> **WHAT YOU WILL DO**:
Will you repeat only the lines from the one with "Reproduce this chart with Chart.js." through the one with "0.0125, 0.0075, 0.024, 0.0085, 0.0095, 0.0085, 0.0165, 0.011];", both included, leaving every picture out?

> **STORED RECORDS**:
_ _ _ _ _ _ _

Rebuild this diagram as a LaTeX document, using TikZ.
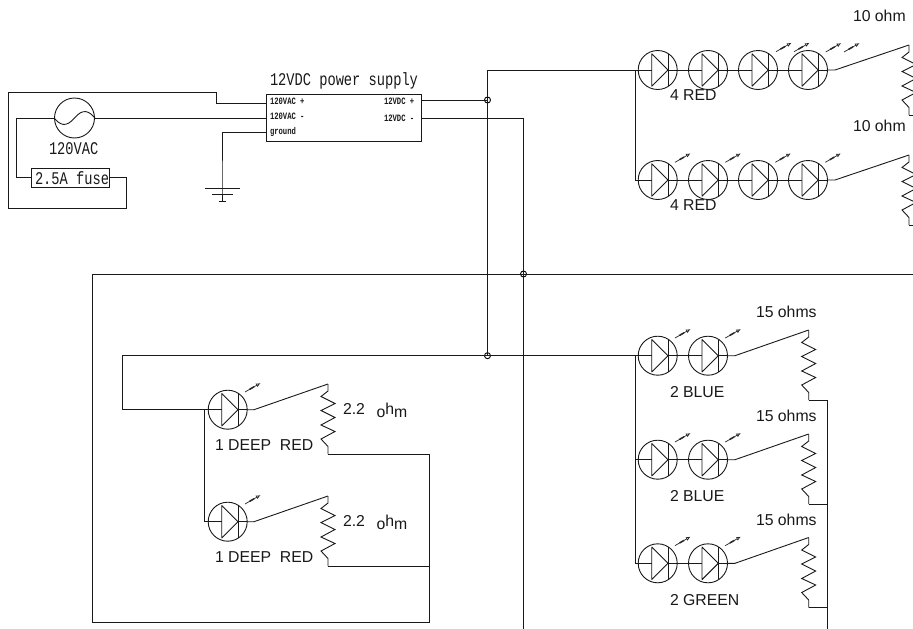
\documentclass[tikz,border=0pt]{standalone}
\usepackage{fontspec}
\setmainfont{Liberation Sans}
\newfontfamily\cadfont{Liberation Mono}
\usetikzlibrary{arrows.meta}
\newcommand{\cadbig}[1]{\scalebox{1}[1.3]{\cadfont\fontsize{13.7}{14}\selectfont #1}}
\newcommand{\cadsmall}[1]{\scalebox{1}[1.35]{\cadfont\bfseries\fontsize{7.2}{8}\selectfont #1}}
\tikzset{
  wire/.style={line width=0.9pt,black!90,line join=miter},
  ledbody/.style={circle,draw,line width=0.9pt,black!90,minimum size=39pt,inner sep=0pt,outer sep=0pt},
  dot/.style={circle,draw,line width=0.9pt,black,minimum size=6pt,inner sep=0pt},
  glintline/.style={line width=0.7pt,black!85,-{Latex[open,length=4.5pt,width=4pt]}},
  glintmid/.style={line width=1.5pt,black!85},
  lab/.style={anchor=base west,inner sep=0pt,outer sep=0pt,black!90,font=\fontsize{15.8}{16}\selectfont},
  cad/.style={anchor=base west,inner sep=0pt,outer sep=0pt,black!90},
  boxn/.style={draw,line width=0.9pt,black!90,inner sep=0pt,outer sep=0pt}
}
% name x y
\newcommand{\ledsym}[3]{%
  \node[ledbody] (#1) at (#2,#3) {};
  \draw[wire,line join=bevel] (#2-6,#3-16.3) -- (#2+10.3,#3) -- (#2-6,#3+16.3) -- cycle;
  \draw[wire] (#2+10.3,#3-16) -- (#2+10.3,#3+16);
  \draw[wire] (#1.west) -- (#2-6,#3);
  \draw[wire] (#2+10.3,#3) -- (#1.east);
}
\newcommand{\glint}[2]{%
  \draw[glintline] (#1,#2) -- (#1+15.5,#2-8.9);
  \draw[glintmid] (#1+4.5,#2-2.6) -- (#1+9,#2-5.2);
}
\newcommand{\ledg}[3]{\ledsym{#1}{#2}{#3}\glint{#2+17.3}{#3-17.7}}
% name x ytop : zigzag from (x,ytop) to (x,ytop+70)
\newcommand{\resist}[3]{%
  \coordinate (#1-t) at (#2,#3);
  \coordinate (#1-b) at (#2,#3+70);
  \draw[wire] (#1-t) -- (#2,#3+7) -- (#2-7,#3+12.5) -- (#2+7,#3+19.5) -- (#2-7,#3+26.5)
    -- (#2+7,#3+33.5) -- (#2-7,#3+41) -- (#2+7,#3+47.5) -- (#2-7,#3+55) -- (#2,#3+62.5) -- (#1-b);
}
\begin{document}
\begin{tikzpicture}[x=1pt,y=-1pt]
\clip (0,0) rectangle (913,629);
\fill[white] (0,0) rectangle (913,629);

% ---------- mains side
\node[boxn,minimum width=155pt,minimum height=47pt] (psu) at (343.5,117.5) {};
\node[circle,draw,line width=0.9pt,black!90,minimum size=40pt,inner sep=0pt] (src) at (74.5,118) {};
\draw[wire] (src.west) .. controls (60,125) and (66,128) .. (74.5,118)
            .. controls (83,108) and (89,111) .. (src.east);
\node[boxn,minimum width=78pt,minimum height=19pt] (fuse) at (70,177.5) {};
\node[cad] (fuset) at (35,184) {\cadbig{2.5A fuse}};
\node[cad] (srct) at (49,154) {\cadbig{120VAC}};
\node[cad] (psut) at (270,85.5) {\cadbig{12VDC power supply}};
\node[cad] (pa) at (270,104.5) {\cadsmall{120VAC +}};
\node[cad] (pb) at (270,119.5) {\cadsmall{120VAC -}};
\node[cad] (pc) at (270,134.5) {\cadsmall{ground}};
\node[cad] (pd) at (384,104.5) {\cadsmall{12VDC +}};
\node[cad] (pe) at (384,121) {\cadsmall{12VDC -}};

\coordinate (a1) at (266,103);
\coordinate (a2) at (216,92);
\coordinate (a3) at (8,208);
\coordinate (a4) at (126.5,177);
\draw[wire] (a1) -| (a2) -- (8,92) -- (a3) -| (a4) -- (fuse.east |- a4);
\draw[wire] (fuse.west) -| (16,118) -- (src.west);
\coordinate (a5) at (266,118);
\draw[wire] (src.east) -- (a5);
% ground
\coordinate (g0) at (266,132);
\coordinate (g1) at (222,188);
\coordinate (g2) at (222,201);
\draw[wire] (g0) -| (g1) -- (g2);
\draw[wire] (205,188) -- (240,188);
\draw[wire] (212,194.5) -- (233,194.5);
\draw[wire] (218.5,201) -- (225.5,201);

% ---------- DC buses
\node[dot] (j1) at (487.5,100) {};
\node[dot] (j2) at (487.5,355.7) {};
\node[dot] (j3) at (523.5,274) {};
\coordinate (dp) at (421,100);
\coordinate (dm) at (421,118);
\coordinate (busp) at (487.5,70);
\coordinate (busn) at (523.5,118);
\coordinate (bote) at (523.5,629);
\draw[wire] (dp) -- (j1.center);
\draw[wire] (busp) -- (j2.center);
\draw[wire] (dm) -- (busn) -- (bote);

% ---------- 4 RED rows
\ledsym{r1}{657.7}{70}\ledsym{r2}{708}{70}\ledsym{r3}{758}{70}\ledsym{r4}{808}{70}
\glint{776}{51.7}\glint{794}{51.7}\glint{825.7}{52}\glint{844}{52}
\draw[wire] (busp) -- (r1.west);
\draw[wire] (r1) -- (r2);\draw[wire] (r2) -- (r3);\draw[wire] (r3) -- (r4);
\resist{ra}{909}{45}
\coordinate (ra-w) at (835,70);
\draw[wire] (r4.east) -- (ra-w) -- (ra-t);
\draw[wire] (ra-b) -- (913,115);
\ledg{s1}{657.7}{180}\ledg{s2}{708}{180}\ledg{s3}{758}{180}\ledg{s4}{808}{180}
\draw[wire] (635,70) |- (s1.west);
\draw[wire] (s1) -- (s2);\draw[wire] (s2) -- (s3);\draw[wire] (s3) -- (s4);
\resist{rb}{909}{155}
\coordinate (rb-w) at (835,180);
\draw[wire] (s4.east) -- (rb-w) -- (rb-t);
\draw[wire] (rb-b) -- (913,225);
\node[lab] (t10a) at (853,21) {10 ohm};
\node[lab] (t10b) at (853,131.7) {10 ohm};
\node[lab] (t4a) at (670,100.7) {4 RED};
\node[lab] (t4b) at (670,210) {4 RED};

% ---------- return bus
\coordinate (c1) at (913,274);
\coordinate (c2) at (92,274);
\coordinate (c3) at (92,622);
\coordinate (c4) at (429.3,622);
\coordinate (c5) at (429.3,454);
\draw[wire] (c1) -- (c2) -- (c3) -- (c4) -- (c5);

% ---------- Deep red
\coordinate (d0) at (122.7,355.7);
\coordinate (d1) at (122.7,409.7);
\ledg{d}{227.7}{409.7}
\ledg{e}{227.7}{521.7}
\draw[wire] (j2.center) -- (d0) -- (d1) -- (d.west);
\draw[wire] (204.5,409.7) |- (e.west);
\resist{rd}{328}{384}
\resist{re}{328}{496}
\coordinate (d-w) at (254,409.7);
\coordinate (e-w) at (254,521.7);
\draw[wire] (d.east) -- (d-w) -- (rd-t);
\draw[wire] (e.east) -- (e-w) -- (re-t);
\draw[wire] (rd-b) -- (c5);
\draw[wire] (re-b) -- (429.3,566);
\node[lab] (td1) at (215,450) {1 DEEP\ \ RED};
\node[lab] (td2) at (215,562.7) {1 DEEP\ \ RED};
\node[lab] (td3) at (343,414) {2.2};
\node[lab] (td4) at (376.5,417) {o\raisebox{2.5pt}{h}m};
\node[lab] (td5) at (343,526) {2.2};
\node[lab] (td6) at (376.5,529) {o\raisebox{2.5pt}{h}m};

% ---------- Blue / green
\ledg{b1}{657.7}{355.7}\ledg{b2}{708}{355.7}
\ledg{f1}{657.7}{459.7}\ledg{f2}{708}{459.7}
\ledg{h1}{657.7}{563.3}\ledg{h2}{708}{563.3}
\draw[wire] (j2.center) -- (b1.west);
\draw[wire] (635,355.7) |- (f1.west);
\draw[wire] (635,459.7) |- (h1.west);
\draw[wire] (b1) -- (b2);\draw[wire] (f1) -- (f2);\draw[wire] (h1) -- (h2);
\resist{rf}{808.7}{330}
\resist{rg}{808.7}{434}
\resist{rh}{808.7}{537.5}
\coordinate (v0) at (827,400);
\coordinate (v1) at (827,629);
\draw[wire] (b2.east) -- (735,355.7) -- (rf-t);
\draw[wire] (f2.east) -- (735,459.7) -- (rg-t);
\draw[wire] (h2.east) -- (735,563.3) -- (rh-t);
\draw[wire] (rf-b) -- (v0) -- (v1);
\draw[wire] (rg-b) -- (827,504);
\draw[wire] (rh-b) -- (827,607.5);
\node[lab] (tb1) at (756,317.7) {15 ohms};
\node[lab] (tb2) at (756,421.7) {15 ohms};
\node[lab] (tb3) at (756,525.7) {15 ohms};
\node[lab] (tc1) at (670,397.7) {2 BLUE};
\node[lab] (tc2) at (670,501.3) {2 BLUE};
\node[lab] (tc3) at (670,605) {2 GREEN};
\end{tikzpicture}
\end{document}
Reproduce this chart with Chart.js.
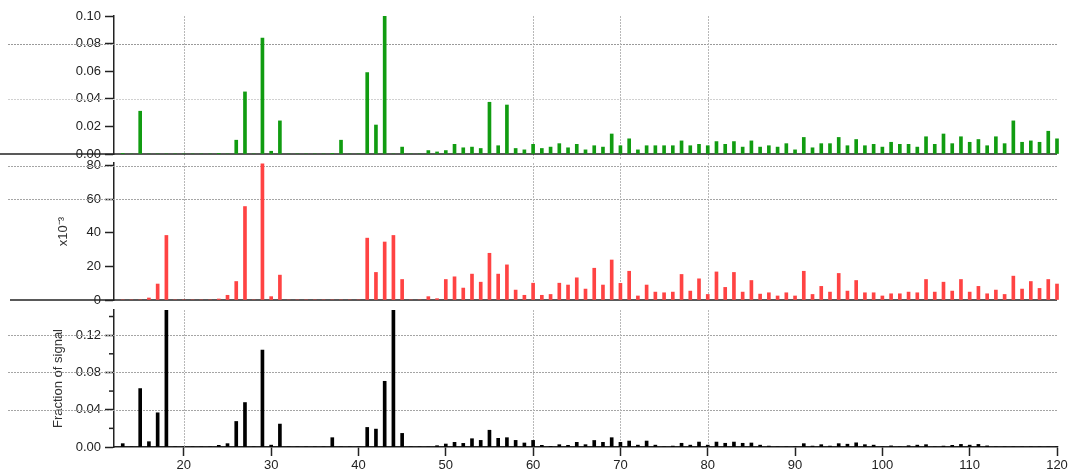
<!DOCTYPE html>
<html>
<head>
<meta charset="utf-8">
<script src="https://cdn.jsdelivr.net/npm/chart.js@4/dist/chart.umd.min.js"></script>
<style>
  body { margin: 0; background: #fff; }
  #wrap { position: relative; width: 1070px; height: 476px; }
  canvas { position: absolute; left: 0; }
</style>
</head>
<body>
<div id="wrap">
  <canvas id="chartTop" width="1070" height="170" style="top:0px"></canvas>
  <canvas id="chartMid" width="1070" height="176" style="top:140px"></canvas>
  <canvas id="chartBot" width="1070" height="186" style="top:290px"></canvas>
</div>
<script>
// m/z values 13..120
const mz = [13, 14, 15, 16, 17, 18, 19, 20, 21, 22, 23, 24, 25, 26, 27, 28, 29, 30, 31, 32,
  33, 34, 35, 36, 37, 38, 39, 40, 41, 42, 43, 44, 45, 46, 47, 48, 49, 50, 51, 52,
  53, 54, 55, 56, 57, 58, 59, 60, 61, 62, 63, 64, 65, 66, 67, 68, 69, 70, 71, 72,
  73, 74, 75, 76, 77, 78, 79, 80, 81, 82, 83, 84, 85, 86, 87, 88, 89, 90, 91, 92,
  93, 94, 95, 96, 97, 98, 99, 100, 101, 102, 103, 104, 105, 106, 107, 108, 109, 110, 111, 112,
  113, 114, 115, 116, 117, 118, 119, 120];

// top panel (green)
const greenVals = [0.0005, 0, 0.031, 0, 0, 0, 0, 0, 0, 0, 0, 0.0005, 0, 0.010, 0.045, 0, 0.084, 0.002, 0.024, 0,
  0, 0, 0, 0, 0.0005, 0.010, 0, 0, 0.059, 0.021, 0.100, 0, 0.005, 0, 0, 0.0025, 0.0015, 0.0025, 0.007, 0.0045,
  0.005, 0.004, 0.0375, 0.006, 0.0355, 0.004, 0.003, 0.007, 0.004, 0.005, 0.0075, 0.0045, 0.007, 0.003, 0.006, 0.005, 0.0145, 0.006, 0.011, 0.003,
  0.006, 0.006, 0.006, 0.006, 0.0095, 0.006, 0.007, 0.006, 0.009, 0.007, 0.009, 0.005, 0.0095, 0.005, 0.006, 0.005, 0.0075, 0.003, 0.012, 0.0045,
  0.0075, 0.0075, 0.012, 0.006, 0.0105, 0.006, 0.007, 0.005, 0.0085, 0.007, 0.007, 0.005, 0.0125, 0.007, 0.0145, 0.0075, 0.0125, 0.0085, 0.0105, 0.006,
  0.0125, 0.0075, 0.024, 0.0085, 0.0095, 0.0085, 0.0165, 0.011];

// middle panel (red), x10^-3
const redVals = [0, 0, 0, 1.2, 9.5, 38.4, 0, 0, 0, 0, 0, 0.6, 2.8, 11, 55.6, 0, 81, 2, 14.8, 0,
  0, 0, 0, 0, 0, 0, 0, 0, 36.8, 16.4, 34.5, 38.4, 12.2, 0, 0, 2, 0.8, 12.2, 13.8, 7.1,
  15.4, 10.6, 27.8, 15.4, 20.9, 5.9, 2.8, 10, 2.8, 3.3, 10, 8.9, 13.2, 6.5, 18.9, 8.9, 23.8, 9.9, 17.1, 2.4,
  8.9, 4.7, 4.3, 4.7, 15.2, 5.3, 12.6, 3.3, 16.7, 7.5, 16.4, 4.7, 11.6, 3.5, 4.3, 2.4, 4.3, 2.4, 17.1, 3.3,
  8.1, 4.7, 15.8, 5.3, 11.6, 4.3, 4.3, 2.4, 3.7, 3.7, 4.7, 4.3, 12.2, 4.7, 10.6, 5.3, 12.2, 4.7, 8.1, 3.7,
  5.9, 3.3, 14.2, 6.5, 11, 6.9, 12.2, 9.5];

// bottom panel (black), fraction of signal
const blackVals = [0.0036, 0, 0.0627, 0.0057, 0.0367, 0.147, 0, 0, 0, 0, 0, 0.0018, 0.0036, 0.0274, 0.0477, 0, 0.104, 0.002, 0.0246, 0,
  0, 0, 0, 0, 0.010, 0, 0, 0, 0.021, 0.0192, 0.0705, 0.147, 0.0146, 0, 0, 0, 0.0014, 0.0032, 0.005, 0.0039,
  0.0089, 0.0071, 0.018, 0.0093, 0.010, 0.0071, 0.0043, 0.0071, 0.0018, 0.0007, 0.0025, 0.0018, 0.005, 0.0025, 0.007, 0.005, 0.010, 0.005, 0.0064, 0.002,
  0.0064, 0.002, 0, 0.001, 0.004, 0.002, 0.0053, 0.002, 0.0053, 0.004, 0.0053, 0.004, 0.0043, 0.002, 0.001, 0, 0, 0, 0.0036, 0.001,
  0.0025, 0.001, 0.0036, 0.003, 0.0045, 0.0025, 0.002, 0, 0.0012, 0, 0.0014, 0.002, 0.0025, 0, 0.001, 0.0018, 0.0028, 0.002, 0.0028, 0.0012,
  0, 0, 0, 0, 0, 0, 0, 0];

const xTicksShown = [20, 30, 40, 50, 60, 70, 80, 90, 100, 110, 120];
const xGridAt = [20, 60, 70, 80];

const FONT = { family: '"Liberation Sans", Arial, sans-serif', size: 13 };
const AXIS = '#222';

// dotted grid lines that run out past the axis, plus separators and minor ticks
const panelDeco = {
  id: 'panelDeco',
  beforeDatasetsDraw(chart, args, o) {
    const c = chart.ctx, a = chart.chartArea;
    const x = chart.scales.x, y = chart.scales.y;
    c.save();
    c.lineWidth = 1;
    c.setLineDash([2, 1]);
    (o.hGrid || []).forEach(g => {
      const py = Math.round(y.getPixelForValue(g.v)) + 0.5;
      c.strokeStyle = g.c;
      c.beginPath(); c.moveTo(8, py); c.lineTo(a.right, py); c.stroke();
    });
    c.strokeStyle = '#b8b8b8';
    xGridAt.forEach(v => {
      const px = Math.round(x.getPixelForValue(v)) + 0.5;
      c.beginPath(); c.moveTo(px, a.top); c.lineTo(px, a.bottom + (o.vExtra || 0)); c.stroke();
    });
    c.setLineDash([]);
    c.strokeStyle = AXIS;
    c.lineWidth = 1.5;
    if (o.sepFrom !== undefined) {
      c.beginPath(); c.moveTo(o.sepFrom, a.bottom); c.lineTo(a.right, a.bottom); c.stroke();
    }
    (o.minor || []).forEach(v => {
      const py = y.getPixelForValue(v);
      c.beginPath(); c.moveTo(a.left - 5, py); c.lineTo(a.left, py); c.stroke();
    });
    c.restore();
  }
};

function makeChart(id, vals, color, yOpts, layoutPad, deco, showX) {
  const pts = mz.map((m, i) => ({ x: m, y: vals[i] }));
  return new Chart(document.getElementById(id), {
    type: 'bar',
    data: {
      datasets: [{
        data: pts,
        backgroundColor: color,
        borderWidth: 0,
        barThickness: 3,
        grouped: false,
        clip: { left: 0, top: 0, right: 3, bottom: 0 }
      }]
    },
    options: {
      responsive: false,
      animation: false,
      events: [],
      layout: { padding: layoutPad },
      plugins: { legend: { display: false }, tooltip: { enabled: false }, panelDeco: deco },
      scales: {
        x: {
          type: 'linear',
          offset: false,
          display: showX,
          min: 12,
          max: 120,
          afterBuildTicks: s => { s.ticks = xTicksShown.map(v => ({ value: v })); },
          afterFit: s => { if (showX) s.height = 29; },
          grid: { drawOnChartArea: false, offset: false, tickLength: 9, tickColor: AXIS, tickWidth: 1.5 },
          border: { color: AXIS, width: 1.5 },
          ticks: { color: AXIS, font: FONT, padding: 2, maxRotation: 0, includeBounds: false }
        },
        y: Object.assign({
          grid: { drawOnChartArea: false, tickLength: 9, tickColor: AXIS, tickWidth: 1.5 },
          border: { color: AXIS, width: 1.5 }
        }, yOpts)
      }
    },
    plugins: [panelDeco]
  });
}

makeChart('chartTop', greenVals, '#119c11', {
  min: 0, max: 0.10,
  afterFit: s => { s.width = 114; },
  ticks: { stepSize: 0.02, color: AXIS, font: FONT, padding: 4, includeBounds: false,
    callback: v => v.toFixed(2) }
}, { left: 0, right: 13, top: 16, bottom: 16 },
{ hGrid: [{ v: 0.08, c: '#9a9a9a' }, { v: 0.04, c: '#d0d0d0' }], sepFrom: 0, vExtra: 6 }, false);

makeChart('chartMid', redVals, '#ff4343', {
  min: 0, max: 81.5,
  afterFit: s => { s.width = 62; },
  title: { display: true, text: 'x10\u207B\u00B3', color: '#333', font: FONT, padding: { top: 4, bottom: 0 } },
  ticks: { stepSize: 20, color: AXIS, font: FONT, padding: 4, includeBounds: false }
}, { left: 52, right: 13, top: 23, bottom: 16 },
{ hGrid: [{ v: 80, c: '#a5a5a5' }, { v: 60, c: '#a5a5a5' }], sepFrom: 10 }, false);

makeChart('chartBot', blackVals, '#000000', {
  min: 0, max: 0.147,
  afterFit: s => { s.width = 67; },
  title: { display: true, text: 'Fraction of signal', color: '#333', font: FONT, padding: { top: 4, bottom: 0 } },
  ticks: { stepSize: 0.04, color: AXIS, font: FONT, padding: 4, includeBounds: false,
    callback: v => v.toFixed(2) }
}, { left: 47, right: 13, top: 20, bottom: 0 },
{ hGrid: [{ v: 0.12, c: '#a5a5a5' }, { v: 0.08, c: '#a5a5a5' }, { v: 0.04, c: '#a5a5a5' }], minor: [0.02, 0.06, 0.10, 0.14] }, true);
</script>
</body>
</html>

_ _ _ _ _ _ _

> **EXERCISE RESULT**:
Reproduce this chart with Chart.js.
<!DOCTYPE html>
<html>
<head>
<meta charset="utf-8">
<script src="https://cdn.jsdelivr.net/npm/chart.js@4/dist/chart.umd.min.js"></script>
<style>
  body { margin: 0; background: #fff; }
  #wrap { position: relative; width: 1070px; height: 476px; }
  canvas { position: absolute; left: 0; }
</style>
</head>
<body>
<div id="wrap">
  <canvas id="chartTop" width="1070" height="170" style="top:0px"></canvas>
  <canvas id="chartMid" width="1070" height="176" style="top:140px"></canvas>
  <canvas id="chartBot" width="1070" height="186" style="top:290px"></canvas>
</div>
<script>
// m/z values 13..120
const mz = [13, 14, 15, 16, 17, 18, 19, 20, 21, 22, 23, 24, 25, 26, 27, 28, 29, 30, 31, 32,
  33, 34, 35, 36, 37, 38, 39, 40, 41, 42, 43, 44, 45, 46, 47, 48, 49, 50, 51, 52,
  53, 54, 55, 56, 57, 58, 59, 60, 61, 62, 63, 64, 65, 66, 67, 68, 69, 70, 71, 72,
  73, 74, 75, 76, 77, 78, 79, 80, 81, 82, 83, 84, 85, 86, 87, 88, 89, 90, 91, 92,
  93, 94, 95, 96, 97, 98, 99, 100, 101, 102, 103, 104, 105, 106, 107, 108, 109, 110, 111, 112,
  113, 114, 115, 116, 117, 118, 119, 120];

// top panel (green)
const greenVals = [0.0005, 0, 0.031, 0, 0, 0, 0, 0, 0, 0, 0, 0.0005, 0, 0.010, 0.045, 0, 0.084, 0.002, 0.024, 0,
  0, 0, 0, 0, 0.0005, 0.010, 0, 0, 0.059, 0.021, 0.100, 0, 0.005, 0, 0, 0.0025, 0.0015, 0.0025, 0.007, 0.0045,
  0.005, 0.004, 0.0375, 0.006, 0.0355, 0.004, 0.003, 0.007, 0.004, 0.005, 0.0075, 0.0045, 0.007, 0.003, 0.006, 0.005, 0.0145, 0.006, 0.011, 0.003,
  0.006, 0.006, 0.006, 0.006, 0.0095, 0.006, 0.007, 0.006, 0.009, 0.007, 0.009, 0.005, 0.0095, 0.005, 0.006, 0.005, 0.0075, 0.003, 0.012, 0.0045,
  0.0075, 0.0075, 0.012, 0.006, 0.0105, 0.006, 0.007, 0.005, 0.0085, 0.007, 0.007, 0.005, 0.0125, 0.007, 0.0145, 0.0075, 0.0125, 0.0085, 0.0105, 0.006,
  0.0125, 0.0075, 0.024, 0.0085, 0.0095, 0.0085, 0.0165, 0.011];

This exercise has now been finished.